"Some women are taller than men."
Translation:Unele femei sunt mai înalte ca bărbații.
no, if you Google it, you'll find that only decât is correct for inegality, but apparently Romanians use ca anyway. (Same is true in German, where it is supposed to be "größer als", but regionally people say "größer wie" anyway). And you'll even find English speakers who falsely say "taller as" - so this logical problem seems to be quite universal...
I was asking the same in another example because this hasn't been mentioned anywhere yet.
In deneral: "ca" = "as"; "decât" = than. Thus, "la fel de înalte ca bărbații" ("as tall as the men"); "mai înalte înalte decât bărbații" ("taller than the men"). However, in Romanian, you can say both "taller than the men" and "taller as the men" and they are both valid and mean the exact same thing. Thus, "mai înalte înalte decât bărbații" = "mai înalte înalte ca bărbații" = "taller than the men", there is no difference; although some purists insist that "ca" should not be used so broadly, my understanding is that the majority of Romanians ignore this prohibition and consider the usage standard. (But notice that even in Romanian, you can never say "as tall than": "la fel de înalte decât bărbații" is impossible.)
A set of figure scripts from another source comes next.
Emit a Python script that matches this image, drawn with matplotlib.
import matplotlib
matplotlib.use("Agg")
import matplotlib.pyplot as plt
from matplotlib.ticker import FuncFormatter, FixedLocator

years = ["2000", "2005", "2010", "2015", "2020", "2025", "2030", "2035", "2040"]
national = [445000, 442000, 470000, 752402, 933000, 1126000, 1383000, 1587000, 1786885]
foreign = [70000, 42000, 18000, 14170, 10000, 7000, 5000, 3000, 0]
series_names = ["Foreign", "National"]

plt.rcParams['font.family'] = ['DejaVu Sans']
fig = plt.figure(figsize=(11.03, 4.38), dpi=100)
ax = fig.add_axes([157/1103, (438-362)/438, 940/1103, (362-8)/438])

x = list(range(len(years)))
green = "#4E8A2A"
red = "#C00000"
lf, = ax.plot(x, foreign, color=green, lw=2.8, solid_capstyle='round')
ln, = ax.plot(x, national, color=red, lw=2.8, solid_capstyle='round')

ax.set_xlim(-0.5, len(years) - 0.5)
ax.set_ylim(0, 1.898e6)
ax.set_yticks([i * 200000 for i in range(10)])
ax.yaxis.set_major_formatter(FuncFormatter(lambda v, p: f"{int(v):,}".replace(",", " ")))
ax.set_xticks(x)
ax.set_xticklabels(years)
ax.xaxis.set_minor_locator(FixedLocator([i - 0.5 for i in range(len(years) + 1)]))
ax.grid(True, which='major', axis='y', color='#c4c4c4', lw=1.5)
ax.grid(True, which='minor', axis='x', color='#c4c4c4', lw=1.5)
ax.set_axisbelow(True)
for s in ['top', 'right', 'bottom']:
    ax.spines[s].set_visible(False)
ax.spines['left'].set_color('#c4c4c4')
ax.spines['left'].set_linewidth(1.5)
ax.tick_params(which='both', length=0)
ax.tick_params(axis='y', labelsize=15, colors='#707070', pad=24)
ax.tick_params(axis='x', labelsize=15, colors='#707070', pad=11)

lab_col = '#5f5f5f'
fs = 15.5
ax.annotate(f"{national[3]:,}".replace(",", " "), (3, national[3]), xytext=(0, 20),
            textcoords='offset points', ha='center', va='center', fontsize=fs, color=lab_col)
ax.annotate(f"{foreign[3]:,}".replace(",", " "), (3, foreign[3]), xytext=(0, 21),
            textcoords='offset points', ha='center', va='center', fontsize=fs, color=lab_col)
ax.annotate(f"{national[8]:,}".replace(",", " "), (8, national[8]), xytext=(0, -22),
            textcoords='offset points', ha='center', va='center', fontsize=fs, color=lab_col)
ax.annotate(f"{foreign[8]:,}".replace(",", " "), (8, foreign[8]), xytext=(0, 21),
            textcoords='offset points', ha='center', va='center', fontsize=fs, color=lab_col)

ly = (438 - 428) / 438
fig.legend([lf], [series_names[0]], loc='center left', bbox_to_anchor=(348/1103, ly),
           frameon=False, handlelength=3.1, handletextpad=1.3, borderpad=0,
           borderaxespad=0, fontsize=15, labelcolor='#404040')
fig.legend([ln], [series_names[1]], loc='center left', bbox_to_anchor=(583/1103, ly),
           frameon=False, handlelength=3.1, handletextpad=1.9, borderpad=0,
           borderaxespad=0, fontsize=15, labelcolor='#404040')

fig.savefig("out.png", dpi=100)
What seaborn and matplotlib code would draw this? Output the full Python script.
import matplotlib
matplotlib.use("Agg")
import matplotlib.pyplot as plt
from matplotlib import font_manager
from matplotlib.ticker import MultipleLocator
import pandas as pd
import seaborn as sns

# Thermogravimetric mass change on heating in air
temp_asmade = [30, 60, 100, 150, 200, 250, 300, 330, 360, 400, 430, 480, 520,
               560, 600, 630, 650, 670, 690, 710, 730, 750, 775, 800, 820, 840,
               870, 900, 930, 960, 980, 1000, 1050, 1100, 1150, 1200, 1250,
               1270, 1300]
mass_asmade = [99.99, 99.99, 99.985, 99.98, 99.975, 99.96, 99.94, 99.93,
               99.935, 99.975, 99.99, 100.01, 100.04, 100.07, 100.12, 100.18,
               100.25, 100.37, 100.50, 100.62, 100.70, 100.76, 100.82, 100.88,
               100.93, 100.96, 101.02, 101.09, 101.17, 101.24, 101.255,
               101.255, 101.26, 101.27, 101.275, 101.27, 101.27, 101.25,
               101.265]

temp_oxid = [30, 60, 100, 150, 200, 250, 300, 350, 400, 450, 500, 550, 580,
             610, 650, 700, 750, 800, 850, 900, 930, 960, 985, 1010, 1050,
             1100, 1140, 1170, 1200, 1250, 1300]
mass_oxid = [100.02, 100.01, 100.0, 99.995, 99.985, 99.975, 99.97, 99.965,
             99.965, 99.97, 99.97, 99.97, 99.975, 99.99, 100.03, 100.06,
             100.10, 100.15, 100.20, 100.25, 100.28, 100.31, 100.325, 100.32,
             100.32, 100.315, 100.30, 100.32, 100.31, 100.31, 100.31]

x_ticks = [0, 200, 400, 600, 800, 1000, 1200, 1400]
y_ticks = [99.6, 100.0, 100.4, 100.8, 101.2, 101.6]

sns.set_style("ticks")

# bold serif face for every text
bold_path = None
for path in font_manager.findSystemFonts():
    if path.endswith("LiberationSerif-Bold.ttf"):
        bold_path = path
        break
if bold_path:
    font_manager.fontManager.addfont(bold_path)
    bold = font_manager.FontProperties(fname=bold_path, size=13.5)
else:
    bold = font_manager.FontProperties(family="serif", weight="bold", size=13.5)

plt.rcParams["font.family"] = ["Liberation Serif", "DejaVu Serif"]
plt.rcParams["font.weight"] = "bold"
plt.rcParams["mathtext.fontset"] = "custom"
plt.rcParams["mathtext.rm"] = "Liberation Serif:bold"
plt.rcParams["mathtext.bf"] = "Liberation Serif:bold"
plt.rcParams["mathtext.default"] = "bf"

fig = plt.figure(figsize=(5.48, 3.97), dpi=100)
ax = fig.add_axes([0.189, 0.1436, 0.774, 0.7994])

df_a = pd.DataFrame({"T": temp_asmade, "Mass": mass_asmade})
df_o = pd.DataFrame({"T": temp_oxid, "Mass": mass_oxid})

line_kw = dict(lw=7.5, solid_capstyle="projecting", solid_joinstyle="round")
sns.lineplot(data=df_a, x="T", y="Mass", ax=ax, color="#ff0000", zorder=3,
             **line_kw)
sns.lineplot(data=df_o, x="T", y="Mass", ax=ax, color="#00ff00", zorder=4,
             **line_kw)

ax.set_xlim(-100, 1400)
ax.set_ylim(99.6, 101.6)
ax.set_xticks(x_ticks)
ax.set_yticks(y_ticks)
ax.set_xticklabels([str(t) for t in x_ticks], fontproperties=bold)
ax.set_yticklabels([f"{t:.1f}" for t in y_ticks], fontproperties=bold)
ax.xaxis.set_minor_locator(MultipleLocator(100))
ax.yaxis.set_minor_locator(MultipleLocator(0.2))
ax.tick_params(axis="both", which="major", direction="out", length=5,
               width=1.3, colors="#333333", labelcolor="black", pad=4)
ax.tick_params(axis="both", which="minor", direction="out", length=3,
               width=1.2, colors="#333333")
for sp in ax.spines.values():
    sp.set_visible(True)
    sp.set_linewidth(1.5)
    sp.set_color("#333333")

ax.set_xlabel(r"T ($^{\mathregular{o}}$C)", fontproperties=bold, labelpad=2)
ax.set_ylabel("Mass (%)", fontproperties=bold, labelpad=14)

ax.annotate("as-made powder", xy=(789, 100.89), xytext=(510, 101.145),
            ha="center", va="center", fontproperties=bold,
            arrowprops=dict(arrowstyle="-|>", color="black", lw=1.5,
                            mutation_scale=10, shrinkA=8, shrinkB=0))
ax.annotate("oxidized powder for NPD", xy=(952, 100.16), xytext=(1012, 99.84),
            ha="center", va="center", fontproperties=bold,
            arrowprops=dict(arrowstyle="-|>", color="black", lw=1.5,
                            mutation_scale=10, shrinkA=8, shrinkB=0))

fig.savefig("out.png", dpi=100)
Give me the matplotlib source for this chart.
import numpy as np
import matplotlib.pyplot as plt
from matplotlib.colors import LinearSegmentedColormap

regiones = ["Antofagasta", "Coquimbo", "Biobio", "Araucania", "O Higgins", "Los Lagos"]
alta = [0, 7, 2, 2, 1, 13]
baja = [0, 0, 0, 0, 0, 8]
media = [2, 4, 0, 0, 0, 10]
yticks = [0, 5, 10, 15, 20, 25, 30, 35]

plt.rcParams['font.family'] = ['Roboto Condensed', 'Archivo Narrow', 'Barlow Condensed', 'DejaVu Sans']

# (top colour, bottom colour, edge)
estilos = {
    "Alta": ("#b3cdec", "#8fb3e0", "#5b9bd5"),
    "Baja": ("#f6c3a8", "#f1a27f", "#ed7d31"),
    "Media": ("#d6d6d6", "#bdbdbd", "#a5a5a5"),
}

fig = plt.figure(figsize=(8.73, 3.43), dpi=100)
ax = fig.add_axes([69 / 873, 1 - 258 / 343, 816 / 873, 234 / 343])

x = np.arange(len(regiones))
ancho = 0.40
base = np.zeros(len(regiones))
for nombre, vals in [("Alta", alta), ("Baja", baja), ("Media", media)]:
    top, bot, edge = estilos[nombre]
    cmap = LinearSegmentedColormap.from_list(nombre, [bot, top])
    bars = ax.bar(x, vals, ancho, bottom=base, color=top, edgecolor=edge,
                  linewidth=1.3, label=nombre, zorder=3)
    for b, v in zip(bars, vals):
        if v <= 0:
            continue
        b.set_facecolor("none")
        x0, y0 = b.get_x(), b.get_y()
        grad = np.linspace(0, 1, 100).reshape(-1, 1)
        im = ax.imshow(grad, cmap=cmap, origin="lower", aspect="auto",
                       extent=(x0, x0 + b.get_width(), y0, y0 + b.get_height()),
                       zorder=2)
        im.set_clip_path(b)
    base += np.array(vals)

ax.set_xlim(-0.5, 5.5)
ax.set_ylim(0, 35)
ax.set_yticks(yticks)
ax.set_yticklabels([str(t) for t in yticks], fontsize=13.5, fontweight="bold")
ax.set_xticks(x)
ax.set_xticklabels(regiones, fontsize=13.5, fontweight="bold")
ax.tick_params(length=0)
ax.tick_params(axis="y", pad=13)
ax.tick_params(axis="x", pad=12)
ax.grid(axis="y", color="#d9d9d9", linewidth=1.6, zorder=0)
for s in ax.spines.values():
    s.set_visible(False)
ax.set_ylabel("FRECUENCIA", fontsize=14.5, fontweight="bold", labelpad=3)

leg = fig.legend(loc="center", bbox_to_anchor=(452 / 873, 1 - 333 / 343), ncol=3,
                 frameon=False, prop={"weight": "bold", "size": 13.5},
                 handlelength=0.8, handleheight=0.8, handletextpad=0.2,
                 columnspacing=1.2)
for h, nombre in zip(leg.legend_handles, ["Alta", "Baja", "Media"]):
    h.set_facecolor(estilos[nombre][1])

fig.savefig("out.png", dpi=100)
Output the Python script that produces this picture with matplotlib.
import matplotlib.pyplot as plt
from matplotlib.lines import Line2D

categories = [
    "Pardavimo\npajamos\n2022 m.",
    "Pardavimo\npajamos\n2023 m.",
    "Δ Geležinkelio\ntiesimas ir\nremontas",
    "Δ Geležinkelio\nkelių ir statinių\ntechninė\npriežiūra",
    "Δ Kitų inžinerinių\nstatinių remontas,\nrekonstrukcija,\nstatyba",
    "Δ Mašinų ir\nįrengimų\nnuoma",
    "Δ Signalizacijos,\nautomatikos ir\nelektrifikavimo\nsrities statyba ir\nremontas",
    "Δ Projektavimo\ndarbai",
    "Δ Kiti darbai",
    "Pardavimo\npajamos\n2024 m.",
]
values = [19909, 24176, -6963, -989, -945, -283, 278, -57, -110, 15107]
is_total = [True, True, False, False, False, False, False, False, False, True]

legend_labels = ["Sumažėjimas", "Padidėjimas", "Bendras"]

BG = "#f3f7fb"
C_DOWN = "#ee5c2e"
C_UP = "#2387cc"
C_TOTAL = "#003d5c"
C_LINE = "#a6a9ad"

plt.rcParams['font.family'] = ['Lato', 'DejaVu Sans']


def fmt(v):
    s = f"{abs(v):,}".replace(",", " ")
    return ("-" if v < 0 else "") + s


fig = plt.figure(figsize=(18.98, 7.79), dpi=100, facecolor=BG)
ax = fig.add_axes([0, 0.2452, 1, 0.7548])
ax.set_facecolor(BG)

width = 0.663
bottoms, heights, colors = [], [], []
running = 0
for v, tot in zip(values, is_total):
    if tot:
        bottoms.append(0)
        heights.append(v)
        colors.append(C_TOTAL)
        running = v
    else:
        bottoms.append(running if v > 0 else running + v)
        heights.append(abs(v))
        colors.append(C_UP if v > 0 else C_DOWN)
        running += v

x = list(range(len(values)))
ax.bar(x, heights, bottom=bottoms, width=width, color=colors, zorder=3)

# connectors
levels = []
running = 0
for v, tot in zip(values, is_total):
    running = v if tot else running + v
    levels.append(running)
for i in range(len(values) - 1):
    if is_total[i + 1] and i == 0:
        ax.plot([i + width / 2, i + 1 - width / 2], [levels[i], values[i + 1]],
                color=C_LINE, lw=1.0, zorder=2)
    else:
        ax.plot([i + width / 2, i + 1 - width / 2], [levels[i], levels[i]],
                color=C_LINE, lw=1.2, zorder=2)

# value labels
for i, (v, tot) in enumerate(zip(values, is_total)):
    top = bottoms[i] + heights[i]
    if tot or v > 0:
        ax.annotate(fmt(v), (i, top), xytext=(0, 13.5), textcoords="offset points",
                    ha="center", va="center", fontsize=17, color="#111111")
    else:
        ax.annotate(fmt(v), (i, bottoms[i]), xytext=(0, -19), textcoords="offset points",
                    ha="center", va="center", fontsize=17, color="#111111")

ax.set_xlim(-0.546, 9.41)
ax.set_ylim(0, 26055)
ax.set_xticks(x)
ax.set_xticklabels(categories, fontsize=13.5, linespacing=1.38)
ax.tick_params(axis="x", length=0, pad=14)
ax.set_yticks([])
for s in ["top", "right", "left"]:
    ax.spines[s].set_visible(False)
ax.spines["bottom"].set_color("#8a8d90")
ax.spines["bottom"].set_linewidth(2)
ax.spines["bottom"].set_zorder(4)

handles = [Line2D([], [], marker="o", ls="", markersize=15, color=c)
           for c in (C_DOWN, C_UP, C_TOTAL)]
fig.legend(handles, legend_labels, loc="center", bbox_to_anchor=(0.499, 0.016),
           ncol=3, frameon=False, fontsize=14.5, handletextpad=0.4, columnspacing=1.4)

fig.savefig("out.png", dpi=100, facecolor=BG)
Why two i's on bărbații? If so, where is the "the"? For the women is doesn't do this so it throws me for a loop. EDIT: It's really crushing me when I cycle back to it, I will have to remember it.
I am not a linguist, but this is how I see it.
”unii/unele”=”some” and it is the plural form of the indefinite pronoun ”unul/una”.
”un/o”=”an/a” (the indefinite article singular form) ”niște”=”some”, it is the plural for the indefinite article ”a/an”.
”Un, o, una, unul” in English all mean ”one”.
Some examples =niște exemple:
I see some people over there. = Văd niște oameni acolo. Some fruits are poisonous. = Unele fructe sunt otrăvitoare. I need some money. = Am nevoie de niște bani. He saw some girls. = A văzut niște fete. Some girls had blue eyes. = Unele fete aveau ochi albaștri. Some animals can fly. = Unele animale pot zbura. There are some animals in his garden. = Sunt niște animale în grădina lui. Do you have some alcohol?= Ai niște alcool? Some alcohols are just for technical use. = Unii alcooli sunt doar pentru uz tehnic.
I really don't understand why you need to use the definite plural of bărbat here. This would translate to English as 'some women are taller than THE men' which you wouldn't say logically. Can someone please explain why it's not bărbați instead?
I don't know, just started wondering for my native language Hungarian, in case it helps at all... because in Hungarian, both with an article and without an article would be just plausible and just meh. xD
Is "men" here more "some men (if we choose well)" or more "men in general, average men"? If I assume it's the second, using an article actually makes sense because talking about a concept in general requires an article in Romanian (just like in Hungarian).